The IFJ just documented that the tools used to track journalists are now commercial-grade — and AI is making them faster
On World Press Freedom Day, the International Federation of Journalists published findings that describe not a gradual erosion of media freedom but an accelerating one. The IFJ represents more than 600,000 media professionals across 148 countries.
The numbers: 128 journalists killed in 2025. Press freedom down 10% globally since 2012. Additional deaths already recorded in 2026.
But the new finding is about surveillance. A study published April 28 — "Global Surveillance of Journalists: A Technical Mapping of Tools, Tactics and Threats" — documents commercial spyware systems including Pegasus, Predator, and Graphite as now widely available beyond their original government-intelligence markets. All three are capable of "zero-click" intrusions — accessing a target's device with no interaction required from the user.
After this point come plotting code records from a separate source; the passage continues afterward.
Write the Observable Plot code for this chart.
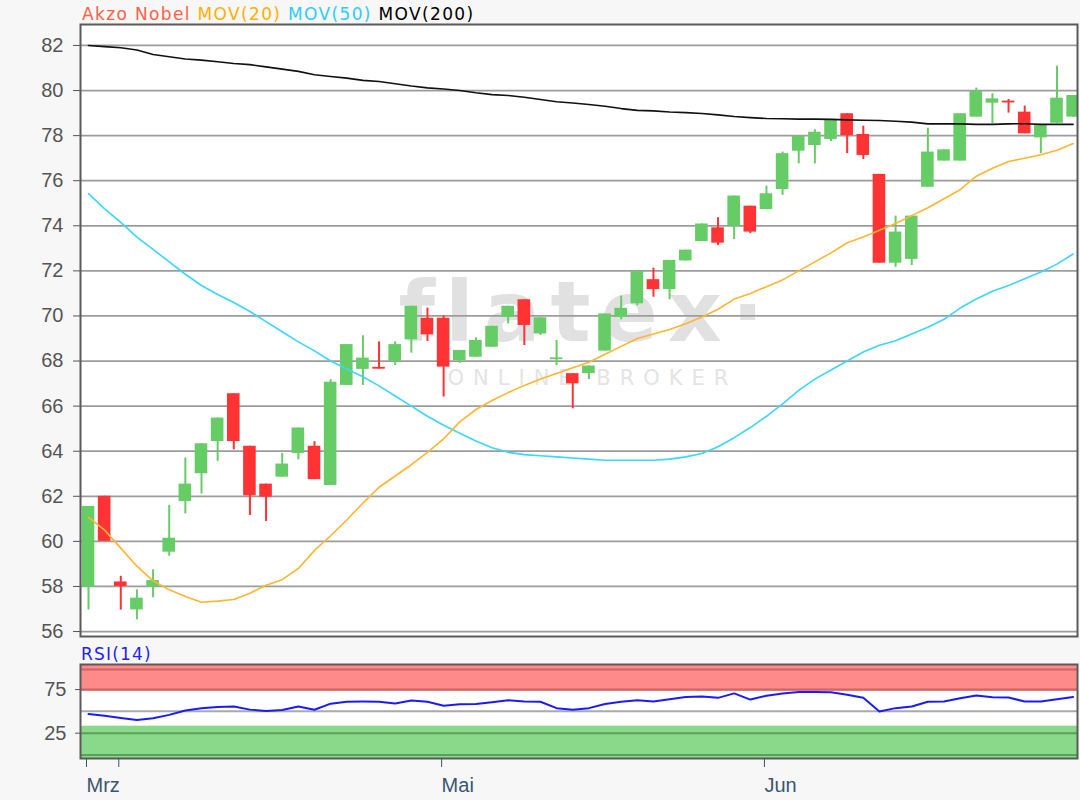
<!DOCTYPE html>
<html>
<head>
<meta charset="utf-8">
<script src="https://cdn.jsdelivr.net/npm/d3@7"></script>
<script src="https://cdn.jsdelivr.net/npm/@observablehq/plot@0.6"></script>
<style>
  html, body { margin: 0; padding: 0; background: #f7f7f7; }
  #wrap { position: relative; width: 1080px; height: 800px; overflow: hidden; }
  #main, #rsi { position: absolute; left: 0; }
  #main { top: 0; }
  #rsi { top: 640px; }
  #legend { position: absolute; left: 82px; top: 2px; font-family: "DejaVu Sans", sans-serif; font-size: 17px; letter-spacing: 1.35px; line-height: 24px; white-space: nowrap; }
  #rsiLabel { position: absolute; left: 81px; top: 642px; font-family: "DejaVu Sans", sans-serif; font-size: 17px; letter-spacing: 1.2px; line-height: 24px; color: #1f1fff; }
  svg { overflow: visible; }
</style>
</head>
<body>
<div id="wrap">
  <div id="main"></div>
  <div id="rsi"></div>
  <div id="legend"><span style="color:#ff6145">Akzo Nobel</span> <span style="color:#ffb000">MOV(20)</span> <span style="color:#2ccdfb">MOV(50)</span> <span style="color:#000">MOV(200)</span></div>
  <div id="rsiLabel">RSI(14)</div>
</div>
<script>
// ---- Data ----
const openVals  = [57.97,62.0,58.2,56.96,57.97,59.52,61.77,63.0,64.43,66.55,64.22,62.54,62.85,63.9,64.22,62.48,66.92,67.63,67.72,67.99,68.94,69.9,69.9,68.02,68.17,68.61,69.94,70.72,69.2,68.06,67.44,67.44,68.44,69.94,70.54,71.61,71.17,72.44,73.3,73.91,73.98,74.87,74.72,75.61,77.31,77.56,77.83,78.97,78.05,76.28,72.34,72.51,75.71,76.87,76.87,78.82,79.44,79.53,79.04,77.9,78.55,78.82];
const highVals  = [61.55,62.0,58.45,57.85,58.74,61.6,63.7,64.33,65.47,66.55,64.22,62.54,63.9,65.03,64.42,67.17,68.73,69.12,68.85,68.85,70.43,70.35,70.0,68.47,69.03,69.54,70.43,70.72,69.92,68.91,67.44,67.78,70.09,70.88,71.97,72.12,72.46,72.92,74.08,74.36,75.32,74.87,75.76,77.27,77.98,78.26,78.72,78.97,78.42,76.28,74.43,74.43,78.33,77.37,78.97,80.11,79.86,79.6,79.31,78.45,81.08,79.78];
const lowVals   = [56.96,60.0,56.95,56.52,57.5,59.34,61.22,62.1,63.55,64.06,61.15,60.88,62.85,63.62,62.74,62.48,66.92,66.92,67.64,67.8,68.35,68.87,66.4,67.9,68.17,68.61,69.65,68.69,69.13,67.8,65.88,67.18,68.44,69.83,70.46,70.83,70.72,72.44,73.3,73.13,73.39,73.65,74.72,75.35,76.75,76.75,77.74,77.2,76.94,72.34,72.16,72.24,75.71,76.87,76.87,78.82,78.53,79.0,78.08,77.2,78.53,78.82];
const closeVals = [61.55,60.0,58.0,57.48,58.26,60.14,62.54,64.33,65.47,64.43,62.02,61.96,63.43,65.03,62.74,67.06,68.73,68.13,67.64,68.73,70.43,69.16,67.73,68.47,68.91,69.54,70.43,69.58,69.92,68.14,66.99,67.78,70.09,70.34,71.97,71.17,72.46,72.92,74.08,73.23,75.32,73.72,75.42,77.2,77.98,78.15,78.72,78.0,77.12,72.34,73.72,74.43,77.27,77.37,78.97,79.96,79.63,79.45,78.08,78.45,79.66,79.78];
const mov20  = [61.06,60.5,59.7,58.9,58.25,57.85,57.55,57.3,57.35,57.42,57.7,58.05,58.3,58.8,59.6,60.25,60.95,61.7,62.4,62.9,63.4,63.95,64.55,65.3,65.85,66.25,66.6,66.92,67.2,67.45,67.7,67.95,68.3,68.65,69.0,69.2,69.4,69.65,69.95,70.3,70.75,71.0,71.3,71.6,72.0,72.4,72.8,73.25,73.5,73.8,74.1,74.45,74.8,75.2,75.6,76.2,76.55,76.85,77.0,77.15,77.35,77.65];
const mov50  = [75.43,74.75,74.15,73.5,72.95,72.4,71.85,71.35,70.95,70.6,70.2,69.75,69.3,68.85,68.45,68.0,67.65,67.3,66.9,66.45,66.0,65.55,65.15,64.8,64.45,64.15,63.95,63.85,63.8,63.75,63.7,63.65,63.6,63.6,63.6,63.6,63.65,63.75,63.9,64.2,64.6,65.05,65.55,66.1,66.7,67.2,67.6,68.0,68.4,68.7,68.9,69.2,69.5,69.85,70.35,70.75,71.1,71.35,71.65,71.95,72.3,72.75];
const mov200 = [82.0,81.95,81.9,81.8,81.6,81.5,81.4,81.35,81.28,81.2,81.15,81.05,80.95,80.85,80.7,80.62,80.55,80.45,80.4,80.3,80.2,80.12,80.07,80.0,79.9,79.82,79.78,79.7,79.6,79.5,79.45,79.38,79.3,79.2,79.12,79.1,79.05,79.02,78.98,78.92,78.85,78.8,78.76,78.75,78.73,78.73,78.72,78.7,78.68,78.67,78.64,78.6,78.52,78.52,78.52,78.5,78.5,78.52,78.53,78.5,78.5,78.5];
const rsi14  = [47,45,42.5,40,42,46,51,53.5,55,55.5,52,50.5,51.5,55.5,51.8,58.8,61,61.2,61,59,62.5,61,56.5,58.2,58.4,60.5,62.7,61.2,61,53.7,51.8,53.7,58.5,61,62.7,61.2,64,66.5,67,65.5,70.6,63.5,68,70.5,72.2,72.2,72,69,65.5,49.8,53.7,55.6,61,61.2,65,68.2,66.3,65.9,61.2,61.2,64,66.5];
const yTicks = [56,58,60,62,64,66,68,70,72,74,76,78,80,82];
const rsiTicks = [25,75];
const rsiRedLines = [98,75];
const rsiGreenLines = [25,0];
const xTickIdx = [0,2,22,42];
const xTickLabels = ["Mrz","","Mai","Jun"];

// ---- Build ----
const candles = openVals.map((o, i) => ({i, o, h: highVals[i], l: lowVals[i], c: closeVals[i]}));
const up = candles.filter(d => d.c >= d.o);
const down = candles.filter(d => d.c < d.o);
const GREEN = "#66cc66", RED = "#ff3333";
const xDomain = [-0.496, 61.27];
const halfW = 0.39;
const tickLabel = new Map(xTickIdx.map((d, k) => [d, xTickLabels[k]]));
const fontAxis = "'Liberation Sans', Arial, sans-serif";

const mainPlot = Plot.plot({
  width: 1080, height: 640,
  marginTop: 24, marginBottom: 4, marginLeft: 80, marginRight: 3,
  style: {background: "transparent", fontFamily: fontAxis, fontSize: "20px"},
  x: {type: "linear", domain: xDomain, axis: null},
  y: {domain: [55.78, 82.93], axis: null},
  marks: [
    Plot.frame({fill: "white", stroke: null}),
    Plot.text(["flatex·"], {frameAnchor: "top-left", dx: 318, dy: 257, text: d => d, textAnchor: "start", lineAnchor: "top", fontSize: 84, fontWeight: "bold", fontFamily: "DejaVu Sans, sans-serif", fill: "#e1e1e1"}),
    Plot.text(["ONLINE BROKER"], {frameAnchor: "top-left", dx: 367, dy: 346, text: d => d, textAnchor: "start", lineAnchor: "top", fontSize: 21, fontFamily: "DejaVu Sans, sans-serif", fill: "#e4e4e4"}),
    Plot.ruleY(yTicks, {stroke: "#9c9c9c", strokeWidth: 1.7}),
    Plot.axisY(yTicks, {tickSize: 7, tickPadding: 10, stroke: "#555", fill: "#555", fontSize: 20, fontFamily: fontAxis, tickFormat: d => String(d)}),
    Plot.ruleX(up, {x: "i", y1: "l", y2: "h", stroke: GREEN, strokeWidth: 2, clip: true}),
    Plot.ruleX(down, {x: "i", y1: "l", y2: "h", stroke: RED, strokeWidth: 2, clip: true}),
    Plot.rect(up, {x1: d => d.i - halfW, x2: d => d.i + halfW, y1: "o", y2: "c", fill: GREEN, clip: true}),
    Plot.rect(down, {x1: d => d.i - halfW, x2: d => d.i + halfW, y1: "o", y2: "c", fill: RED, clip: true}),
    Plot.line(mov200, {x: (d, i) => i, y: d => d, stroke: "#111", strokeWidth: 1.6}),
    Plot.line(mov50, {x: (d, i) => i, y: d => d, stroke: "#3ad6ff", strokeWidth: 1.6}),
    Plot.line(mov20, {x: (d, i) => i, y: d => d, stroke: "#ffb52e", strokeWidth: 1.6}),
    Plot.frame({stroke: "#5a5a5a", strokeWidth: 2})
  ]
});

d3.select(mainPlot).selectAll("text").each(function() {
  if (this.textContent === "flatex·") this.setAttribute("letter-spacing", "10");
  if (this.textContent === "ONLINE BROKER") this.setAttribute("letter-spacing", "9");
});
document.getElementById("main").append(mainPlot);

const rsiPlot = Plot.plot({
  width: 1080, height: 160,
  marginTop: 24, marginBottom: 42, marginLeft: 80, marginRight: 3,
  style: {background: "transparent", fontFamily: fontAxis, fontSize: "20px"},
  x: {type: "linear", domain: xDomain, axis: null},
  y: {domain: [-4, 103.7], axis: null},
  marks: [
    Plot.frame({fill: "white", stroke: null}),
    Plot.rectY([0], {y1: 72.8, y2: 103.7, fill: "#ff8a8a"}),
    Plot.rectY([0], {y1: -4, y2: 33, fill: "#8ad88a"}),
    Plot.ruleY(rsiRedLines, {stroke: "#cf6464", strokeWidth: 2}),
    Plot.ruleY(rsiGreenLines, {stroke: "#5a9f5a", strokeWidth: 2}),
    Plot.ruleY([50], {stroke: "#aaaaaa", strokeWidth: 2}),
    Plot.line(rsi14, {x: (d, i) => i, y: d => d, stroke: "#1a1aff", strokeWidth: 2}),
    Plot.frame({stroke: "#5a5a5a", strokeWidth: 2}),
    Plot.axisY(rsiTicks, {tickSize: 5, tickPadding: 9, stroke: "#555", fill: "#555", fontSize: 20, fontFamily: fontAxis, tickFormat: d => String(d)}),
    Plot.axisX(xTickIdx, {tickSize: 9, tickPadding: 10, stroke: "#3a5670", fill: "#3a5670", fontSize: 20, fontFamily: fontAxis, textAnchor: "start", dx: -2, tickFormat: d => tickLabel.get(d)})
  ]
});
document.getElementById("rsi").append(rsiPlot);
</script>
</body>
</html>
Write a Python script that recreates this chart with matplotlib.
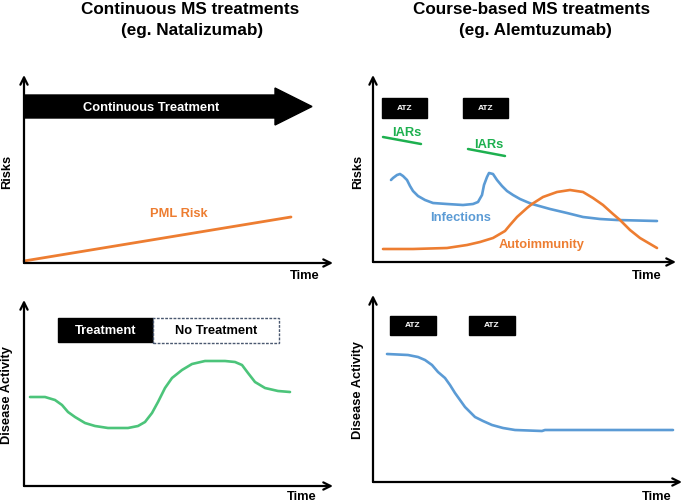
"""Schematic: continuous vs course-based MS treatments
"""
import matplotlib
matplotlib.use('Agg')
import matplotlib.pyplot as plt
from matplotlib.patches import FancyArrow, Rectangle

plt.rcParams['font.family'] = ['Liberation Sans', 'DejaVu Sans']
plt.rcParams['font.weight'] = 'bold'
plt.rcParams['lines.solid_joinstyle'] = 'round'
plt.rcParams['lines.solid_capstyle'] = 'round'

ORANGE = '#ED7D31'
BLUE = '#5B9BD5'
GREEN = '#4CC47A'
IAR_GREEN = '#1DB04F'
FS = 9.3

# panel (a): continuous treatment, PML risk
pml_time = [0, 267]
pml_risk = [2, 46]

# panel (b): course-based, infections and autoimmunity
inf_time = [18, 20, 24, 27, 30, 34, 37, 40, 45, 52, 60, 74, 90, 100, 105,
            109, 111, 114, 116, 120, 124, 129, 134, 140, 147, 154, 159, 177,
            194, 210, 227, 244, 284]
inf_risk = [82, 84, 87, 88, 86, 82, 76, 71, 66, 62, 59, 58, 57, 58, 60,
            67, 77, 85, 89, 88, 82, 76, 71, 67, 63, 60, 58, 53,
            49, 45, 43, 42, 41]
auto_time = [10, 40, 74, 94, 107, 120, 132, 137, 144, 154, 159, 170, 184,
             197, 210, 220, 230, 240, 247, 257, 267, 284]
auto_risk = [13, 13, 14, 17, 20, 24, 31, 37, 45, 54, 58, 65, 70,
             72, 70, 64, 57, 48, 42, 32, 24, 14]
atz_top = [(9, 54), (90, 135)]          # ATZ courses (start, end)
iar_segments = [((10, 48), (125, 118)), ((95, 132), (113, 106))]

# panel (c): disease activity, treatment then stop
dis_time = [6, 21, 31, 38, 44, 51, 61, 71, 84, 104, 114, 121, 128, 134, 141,
            148, 158, 168, 181, 201, 211, 218, 224, 231, 241, 254, 266]
dis_act = [89, 89, 86, 81, 74, 69, 63, 60, 58, 58, 60, 64, 73, 84, 98,
           108, 116, 122, 125, 125, 124, 121, 113, 104, 98, 95, 94]
treat_span = (34, 129)
no_treat_span = (129, 255)

# panel (d): disease activity after alemtuzumab
atz_time = [14, 35, 45, 52, 59, 65, 72, 77, 82, 87, 92, 97, 102, 110, 119,
            130, 142, 169, 172, 300]
atz_act = [128, 127, 125, 122, 117, 110, 104, 97, 89, 82, 75, 70, 65, 61,
           57, 54, 52, 51, 52, 52]
atz_bottom = [(17, 63), (96, 142)]

W, H = 685, 503
fig = plt.figure(figsize=(6.85, 5.03), dpi=100)


def make_axes(x0, y0, w, h, ylabel, time_xy, ylab_xy):
    ax = fig.add_axes([x0 / W, 1 - y0 / H, w / W, h / H])
    ax.set_xlim(0, w)
    ax.set_ylim(0, h)
    ax.axis('off')
    arrow = dict(arrowstyle='->', lw=1.6, color='black', shrinkA=0,
                 shrinkB=0, mutation_scale=13)
    ax.annotate('', xy=(1, 0), xytext=(0, 0), xycoords='axes fraction',
                arrowprops=arrow, annotation_clip=False)
    ax.annotate('', xy=(0, 1), xytext=(0, 0), xycoords='axes fraction',
                arrowprops=arrow, annotation_clip=False)
    ax.text(*time_xy, 'Time', ha='center', va='center', fontsize=FS,
            clip_on=False)
    ax.text(*ylab_xy, ylabel, ha='center', va='center', rotation=90,
            fontsize=FS, clip_on=False)
    return ax


# titles
fig.text(190 / W, 1 - 10 / H, 'Continuous MS treatments', ha='center',
         va='center', fontsize=12.3)
fig.text(192 / W, 1 - 30 / H, '(eg. Natalizumab)', ha='center',
         va='center', fontsize=12.3)
fig.text(532 / W, 1 - 9 / H, 'Course-based MS treatments', ha='center',
         va='center', fontsize=12.3)
fig.text(535 / W, 1 - 30 / H, '(eg. Alemtuzumab)', ha='center',
         va='center', fontsize=12.3)

# (a)
ax1 = make_axes(24, 263, 309, 188, 'Risks', (281, -13), (-17, 91))
ax1.add_patch(FancyArrow(0, 156.5, 288, 0, width=23, head_width=37,
                         head_length=37, length_includes_head=True,
                         color='black', clip_on=False))
ax1.text(127, 155, 'Continuous Treatment', color='white', ha='center',
         va='center', fontsize=FS)
ax1.plot(pml_time, pml_risk, color=ORANGE, lw=2, clip_on=False)
ax1.text(155, 49, 'PML Risk', color=ORANGE, ha='center', va='center',
         fontsize=FS)

# (b)
ax2 = make_axes(373, 262, 303, 187, 'Risks', (274, -14), (-15, 90))
for a, b in atz_top:
    ax2.add_patch(Rectangle((a, 144), b - a, 20, color='black'))
    ax2.text((a + b) / 2, 154, 'ATZ', color='white', ha='center',
             va='center', fontsize=6)
for (xs, ys), tx in zip(iar_segments, [(34, 129), (116, 117)]):
    ax2.plot(xs, ys, color=IAR_GREEN, lw=1.8)
    ax2.text(*tx, 'IARs', color=IAR_GREEN, ha='center', va='center',
             fontsize=FS)
ax2.plot(inf_time, inf_risk, color=BLUE, lw=1.9)
ax2.plot(auto_time, auto_risk, color=ORANGE, lw=1.9)
ax2.text(88, 44, 'Infections', color=BLUE, ha='center', va='center',
         fontsize=FS)
ax2.text(169, 17, 'Autoimmunity', color=ORANGE, ha='center', va='center',
         fontsize=FS)

# (c)
ax3 = make_axes(24, 486, 309, 186, 'Disease Activity', (278, -11), (-17, 91))
ax3.add_patch(Rectangle((treat_span[0], 144), treat_span[1] - treat_span[0],
                        24, color='black'))
ax3.add_patch(Rectangle((no_treat_span[0], 143),
                        no_treat_span[1] - no_treat_span[0], 25,
                        facecolor='white', edgecolor='#4a5870', lw=1,
                        linestyle=(0, (2, 1))))
ax3.text(sum(treat_span) / 2, 155.5, 'Treatment', color='white',
         ha='center', va='center', fontsize=FS)
ax3.text(sum(no_treat_span) / 2, 155, 'No Treatment', color='black',
         ha='center', va='center', fontsize=FS)
ax3.plot(dis_time, dis_act, color=GREEN, lw=1.9)

# (d)
ax4 = make_axes(373, 482, 309, 187, 'Disease Activity', (284, -15), (-15, 92))
for a, b in atz_bottom:
    ax4.add_patch(Rectangle((a, 147), b - a, 19, color='black'))
    ax4.text((a + b) / 2, 156.5, 'ATZ', color='white', ha='center',
             va='center', fontsize=6)
ax4.plot(atz_time, atz_act, color=BLUE, lw=1.9)

fig.savefig('out.png', dpi=100)
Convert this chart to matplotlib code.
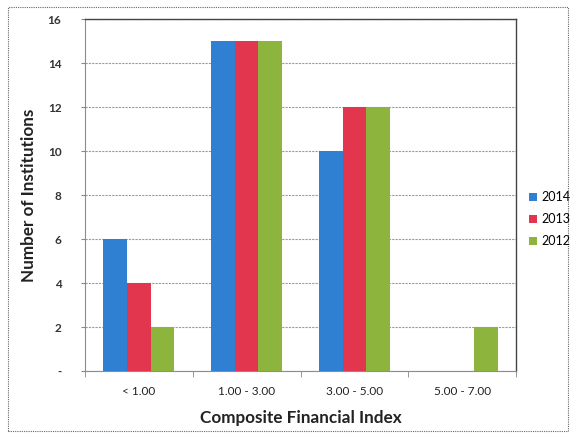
import matplotlib
matplotlib.use("Agg")
import matplotlib.pyplot as plt
import numpy as np
from matplotlib.patches import Rectangle

categories = ["< 1.00", "1.00 - 3.00", "3.00 - 5.00", "5.00 - 7.00"]
series_names = ["2014", "2013", "2012"]
v2014 = [6, 15, 10, 0]
v2013 = [4, 15, 12, 0]
v2012 = [2, 15, 12, 2]
yticks = [0, 2, 4, 6, 8, 10, 12, 14, 16]
ytick_labels = ["-", "2", "4", "6", "8", "10", "12", "14", "16"]
colors = ["#2F7FD2", "#E2364E", "#8DB43C"]

plt.rcParams['font.family'] = ['Lato', 'DejaVu Sans']

fig = plt.figure(figsize=(5.76, 4.37), dpi=100)
L, R, T, B = 85, 516, 19, 371
ax = fig.add_axes([L/576, 1-B/437, (R-L)/576, (B-T)/437])

x = np.arange(len(categories))
w = 0.22
for i, (vals, name) in enumerate(zip([v2014, v2013, v2012], series_names)):
    ax.bar(x + (i-1)*w, vals, width=w, color=colors[i], label=name, zorder=3)

ax.set_xlim(-0.5, len(categories)-0.5)
ax.set_ylim(0, 16)
ax.set_yticks(yticks)
ax.set_yticklabels(ytick_labels, fontsize=8.5, fontweight='bold', color='#333333')
ax.set_xticks(x)
ax.set_xticklabels(categories, fontsize=8.5, color='#222222')
ax.set_xticks(np.arange(len(categories)+1) - 0.5, minor=True)
ax.tick_params(axis='x', which='major', length=0, pad=11)
ax.tick_params(axis='x', which='minor', length=4, direction='out', color='#888888')
ax.tick_params(axis='y', length=3, direction='out', color='#888888', pad=14)
ax.yaxis.grid(True, color='#9a9aaa', linestyle=(0, (2, 1)), linewidth=0.8, zorder=0)
for s in ['left', 'bottom']:
    ax.spines[s].set_color('#8888aa')
for s in ['top', 'right']:
    ax.spines[s].set_color('#444444')
    ax.spines[s].set_linewidth(1.0)

ax.set_xlabel("Composite Financial Index", fontsize=12.3, fontweight='bold', color='#222222', labelpad=9)
ax.set_ylabel("Number of Institutions", fontsize=12.3, fontweight='bold', color='#222222', labelpad=8)

leg = fig.legend(loc='center left', bbox_to_anchor=(529/576, 1-219/437), frameon=False,
                 fontsize=9, handlelength=0.6, handleheight=0.6, handletextpad=0.4,
                 labelspacing=0.8, borderpad=0, borderaxespad=0)

fig.patches.append(Rectangle((8/576, 6/437), 560/576, 424/437, transform=fig.transFigure,
                             fill=False, edgecolor='#666666', linestyle=(0, (1, 1)), linewidth=0.8))

fig.savefig("out.png", dpi=100)
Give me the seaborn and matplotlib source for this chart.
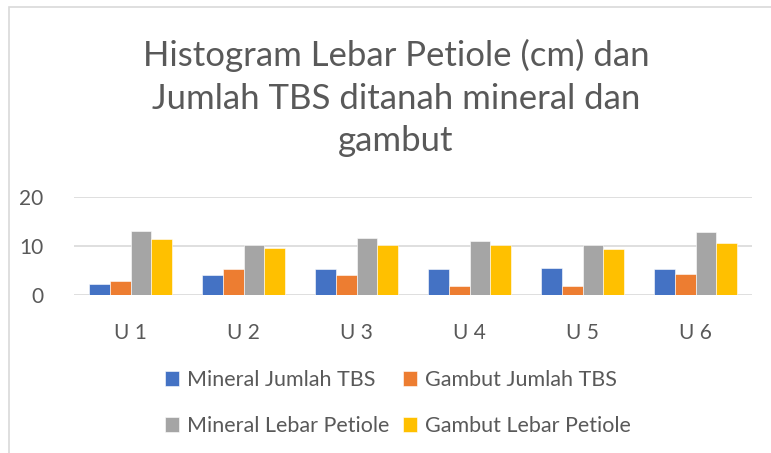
import matplotlib
matplotlib.use("Agg")
import matplotlib.pyplot as plt
import seaborn as sns
import pandas as pd
from matplotlib.patches import Rectangle

categories = ["U 1", "U 2", "U 3", "U 4", "U 5", "U 6"]
series_names = ["Mineral Jumlah TBS", "Gambut Jumlah TBS",
                "Mineral Lebar Petiole", "Gambut Lebar Petiole"]
mineral_tbs = [2.2, 4.0, 5.3, 5.3, 5.6, 5.3]
gambut_tbs = [2.9, 5.3, 4.0, 1.9, 1.9, 4.3]
mineral_petiole = [13.1, 10.3, 11.6, 11.0, 10.3, 12.9]
gambut_petiole = [11.4, 9.5, 10.3, 10.3, 9.3, 10.6]
yticks = [0, 10, 20]
colors = ["#4472C4", "#ED7D31", "#A5A5A5", "#FFC000"]
title = "Histogram Lebar Petiole (cm) dan\nJumlah TBS ditanah mineral dan\ngambut"

rows = []
for name, vals in zip(series_names, [mineral_tbs, gambut_tbs, mineral_petiole, gambut_petiole]):
    for c, v in zip(categories, vals):
        rows.append({"cat": c, "series": name, "value": v})
df = pd.DataFrame(rows)

sns.set_theme(style="white")
plt.rcParams["font.family"] = ["Lato", "DejaVu Sans"]
text_color = "#595959"

fig = plt.figure(figsize=(7.71, 4.53), dpi=100)
ax = fig.add_axes([74/771, 1-295/453, 678/771, 98/453])

sns.barplot(data=df, x="cat", y="value", hue="series", palette=colors,
            saturation=1, width=0.73, gap=0, ax=ax, edgecolor="white",
            linewidth=0.4, legend=True, errorbar=None)

ax.set_ylim(0, 20)
ax.set_yticks(yticks)
ax.set_xlim(-0.5, 5.5)
ax.yaxis.grid(True, color="#d9d9d9", linewidth=1.2)
ax.set_axisbelow(True)
for s in ax.spines.values():
    s.set_visible(False)
ax.set_xlabel("")
ax.set_ylabel("")
ax.tick_params(axis="y", labelsize=15, labelcolor=text_color, pad=22, length=0)
ax.tick_params(axis="x", labelsize=15, labelcolor=text_color, pad=20, length=0)

handles, labels = ax.get_legend_handles_labels()
ax.get_legend().remove()
order = [0, 2, 1, 3]
fig.legend([handles[i] for i in order], [labels[i] for i in order], ncol=2,
           loc="center", bbox_to_anchor=(398/771, 1-403/453),
           frameon=False, fontsize=15.5, labelcolor=text_color,
           handlelength=0.65, handleheight=0.65, handletextpad=0.4,
           columnspacing=0.6, labelspacing=1.2)

fig.text(396/771, 1-98/453, title, ha="center", va="center", fontsize=25,
         color=text_color, linespacing=1.42)

fig.patches.append(Rectangle((9/771, -0.1), 2, 1 - 7/453 + 0.1, transform=fig.transFigure,
                             fill=False, edgecolor="#d9d9d9", linewidth=1.2))

fig.savefig("out.png", dpi=100)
AI extends the reach. Data gathered through digital monitoring — communications, location history, online activity — can be fed into AI systems that analyze it at scale. In conflict environments, the report says, such systems can combine telecommunications data with drone feeds, enabling the identification and tracking of journalists in the field.
Lead study author Samar Al Halal described the compounding effect: "When journalists are watched, sources disappear, investigations stop, and self-censorship becomes normal."
The surveillance infrastructure doesn't need the journalist to make a mistake. It just needs them to do their job.